The Islamic State’s eagerness to profit from antiquities focused global attention on the illicit trafficking of cultural property. Yet the world’s understanding of how such trafficking unfolds remains limited. Today, thanks to Facebook and other social media tools, it is easier than ever to participate in a booming black market antiquities trade.
The instability that followed the Arab uprisings of 2010 and 2011 has given rise to some of the most devastating conflicts the Middle East has ever seen. Syria and Iraq, in particular, have suffered from the dismantling of state infrastructure and the expansion of terrorist and violent extremist organizations, most prominently the self-styled Islamic State.

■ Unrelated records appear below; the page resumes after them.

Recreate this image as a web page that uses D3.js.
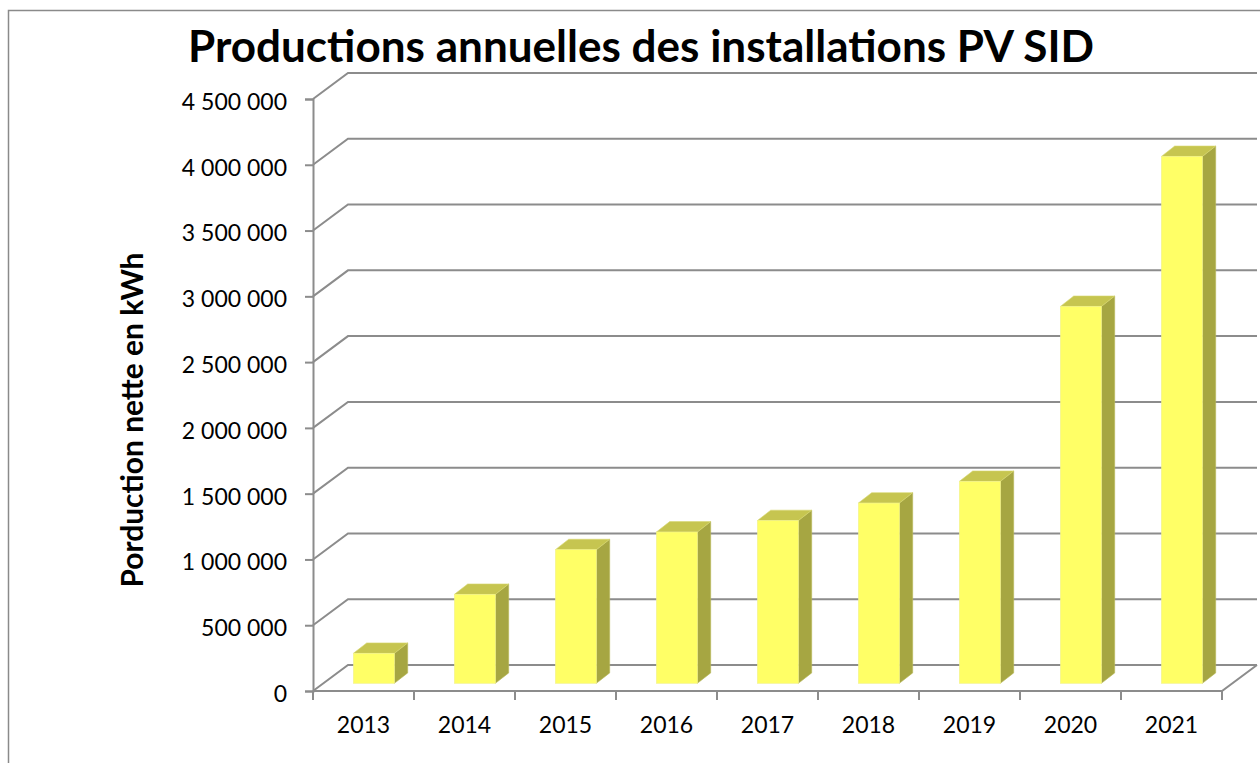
<!DOCTYPE html>
<html>
<head>
<meta charset="utf-8">
<script src="https://cdn.jsdelivr.net/npm/d3@7"></script>
<style>
  body { margin: 0; background: #fff; }
  svg { display: block; }
  text { font-family: Lato, "Open Sans", sans-serif; fill: #000; }
</style>
</head>
<body>
<div id="container"></div>
<script>
// Data
const years = ["2013", "2014", "2015", "2016", "2017", "2018", "2019", "2020", "2021"];
const production = [228000, 676000, 1016000, 1150000, 1237000, 1370000, 1535000, 2865000, 4005000];
const yTicks = [0, 500000, 1000000, 1500000, 2000000, 2500000, 3000000, 3500000, 4000000, 4500000];

const dataset = years.map((y, i) => ({ year: y, value: production[i] }));

// Constants
const width = 1260;
const height = 763;
const plotLeft = 313;
const plotRight = 1222;
const plotBottom = 691;
const plotTop = 99;
const depthX = 35;
const depthY = -26;
const gridColor = "#8c8c8c";

// Scales
const xScale = d3
  .scaleBand()
  .domain(years)
  .range([plotLeft, plotRight])
  .paddingInner(0.594)
  .paddingOuter(0.297);

const yScale = d3.scaleLinear().domain([0, 4500000]).range([plotBottom, plotTop]);

const fmt = (v) => d3.format(",")(v).replace(/,/g, " ");

// Big SVG
const svg = d3
  .select("#container")
  .append("svg")
  .attr("width", width)
  .attr("height", height);

// chart frame (runs off the right and bottom)
svg
  .append("path")
  .attr("d", `M8.5,${height + 5} L8.5,10.5 L${width + 5},10.5`)
  .attr("fill", "none")
  .attr("stroke", "#8a8a8a")
  .attr("stroke-width", 1.5);

// Title
svg
  .append("text")
  .attr("x", 641)
  .attr("y", 62)
  .attr("text-anchor", "middle")
  .attr("font-size", 44)
  .attr("font-weight", 700)
  .attr("textLength", 906)
  .attr("lengthAdjust", "spacingAndGlyphs")
  .text("Productions annuelles des installations PV SID");

// Y axis title
svg
  .append("text")
  .attr("transform", "translate(143,420) rotate(-90)")
  .attr("text-anchor", "middle")
  .attr("font-size", 31)
  .attr("font-weight", 700)
  .attr("textLength", 335)
  .attr("lengthAdjust", "spacingAndGlyphs")
  .text("Porduction nette en kWh");

// Back wall gridlines + left wall diagonals
const grid = svg.append("g").attr("id", "grid");

grid
  .selectAll("path")
  .data(yTicks)
  .enter()
  .append("path")
  .attr("d", (d) => {
    const y = yScale(d);
    return `M${plotLeft},${y} L${plotLeft + depthX},${y + depthY} L${plotRight + depthX},${y + depthY}`;
  })
  .attr("fill", "none")
  .attr("stroke", gridColor)
  .attr("stroke-width", 2);

// floor front edge and right edge
grid
  .append("path")
  .attr("d", `M${plotLeft},${plotBottom} L${plotRight},${plotBottom} L${plotRight + depthX},${plotBottom + depthY}`)
  .attr("fill", "none")
  .attr("stroke", gridColor)
  .attr("stroke-width", 2);

// Y axis
const yAxis = d3
  .axisLeft(yScale)
  .tickValues(yTicks)
  .tickSize(8)
  .tickFormat(fmt);

const gy = svg
  .append("g")
  .attr("id", "y-axis")
  .attr("transform", `translate(${plotLeft},0)`)
  .call(yAxis);

gy.select(".domain").attr("stroke", gridColor).attr("stroke-width", 2);
gy.selectAll(".tick line").attr("stroke", gridColor).attr("stroke-width", 2);
gy.selectAll(".tick text")
  .attr("x", -26)
  .attr("dy", "0.45em")
  .attr("font-size", 23)
  .attr("font-family", "Lato, sans-serif")
  .attr("fill", "#000");

// X axis (ticks between categories)
const xAxis = svg.append("g").attr("id", "x-axis");

xAxis
  .selectAll("line")
  .data(d3.range(years.length + 1))
  .enter()
  .append("line")
  .attr("x1", (i) => plotLeft + i * xScale.step())
  .attr("x2", (i) => plotLeft + i * xScale.step())
  .attr("y1", plotBottom)
  .attr("y2", plotBottom + 9)
  .attr("stroke", gridColor)
  .attr("stroke-width", 2);

xAxis
  .selectAll("text")
  .data(years)
  .enter()
  .append("text")
  .attr("x", (d) => xScale(d) + xScale.bandwidth() / 2)
  .attr("y", 733)
  .attr("text-anchor", "middle")
  .attr("font-size", 23)
  .text((d) => d);

// 3D bars
const bw = xScale.bandwidth();
const offX = 10.4; // front face pushed into the depth
const offY = -7.7;
const bdX = 13.3; // bar depth
const bdY = -10.4;

const bars = svg
  .append("g")
  .attr("id", "bars")
  .selectAll("g")
  .data(dataset)
  .enter()
  .append("g")
  .attr("class", "bar");

// side
bars
  .append("path")
  .attr("d", (d) => {
    const x = xScale(d.year) + offX + bw;
    const yt = yScale(d.value) + offY;
    const yb = plotBottom + offY;
    return `M${x},${yt} L${x + bdX},${yt + bdY} L${x + bdX},${yb + bdY} L${x},${yb} Z`;
  })
  .attr("fill", "#a6a642")
  .attr("stroke", "#b8b85a")
  .attr("stroke-width", 0.6);

// top
bars
  .append("path")
  .attr("d", (d) => {
    const x = xScale(d.year) + offX;
    const yt = yScale(d.value) + offY;
    return `M${x},${yt} L${x + bw},${yt} L${x + bw + bdX},${yt + bdY} L${x + bdX},${yt + bdY} Z`;
  })
  .attr("fill", "#c6c550")
  .attr("stroke", "#d8d870")
  .attr("stroke-width", 0.6);

// front
bars
  .append("rect")
  .attr("x", (d) => xScale(d.year) + offX)
  .attr("y", (d) => yScale(d.value) + offY)
  .attr("width", bw)
  .attr("height", (d) => plotBottom - yScale(d.value))
  .attr("fill", "#ffff66")
  .attr("stroke", "#f2f28a")
  .attr("stroke-width", 0.6);
</script>
</body>
</html>
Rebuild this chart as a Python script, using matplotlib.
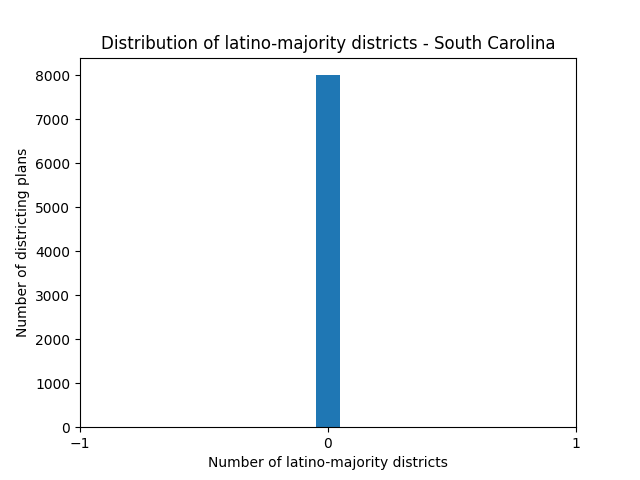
import matplotlib
matplotlib.use("Agg")
import matplotlib.pyplot as plt

# number of latino-majority districts per plan and how many plans had it
districts = [0]
plan_counts = [8000]
bin_width = 0.1

fig, ax = plt.subplots(figsize=(6.4, 4.8), dpi=100)
ax.bar(districts, plan_counts, width=bin_width, color="#1f77b4")
ax.set_xlim(-1, 1)
ax.set_xticks([-1, 0, 1])
ax.set_title("Distribution of latino-majority districts - South Carolina")
ax.set_xlabel("Number of latino-majority districts")
ax.set_ylabel("Number of districting plans")

fig.savefig("out.png")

The Islamic State’s short-lived dominion over some of the most archaeologically rich territories in the “Cradle of Civilization” of Mesopotamia gave it control over many of the region’s most valuable cultural assets. And the group exploited this to maximum effect. Setting itself apart from terrorist organizations like al-Qaida and the Taliban, whether in Afghanistan or Yemen, the Islamic State was able to commodify cultural heritage as a resource that could simultaneously provide financial sustainability and propaganda value, compounding the psychological impact of its terrorism on civilian populations. Notably, it ushered in a new era of terrorism financing fueled by the black market trade in cultural property.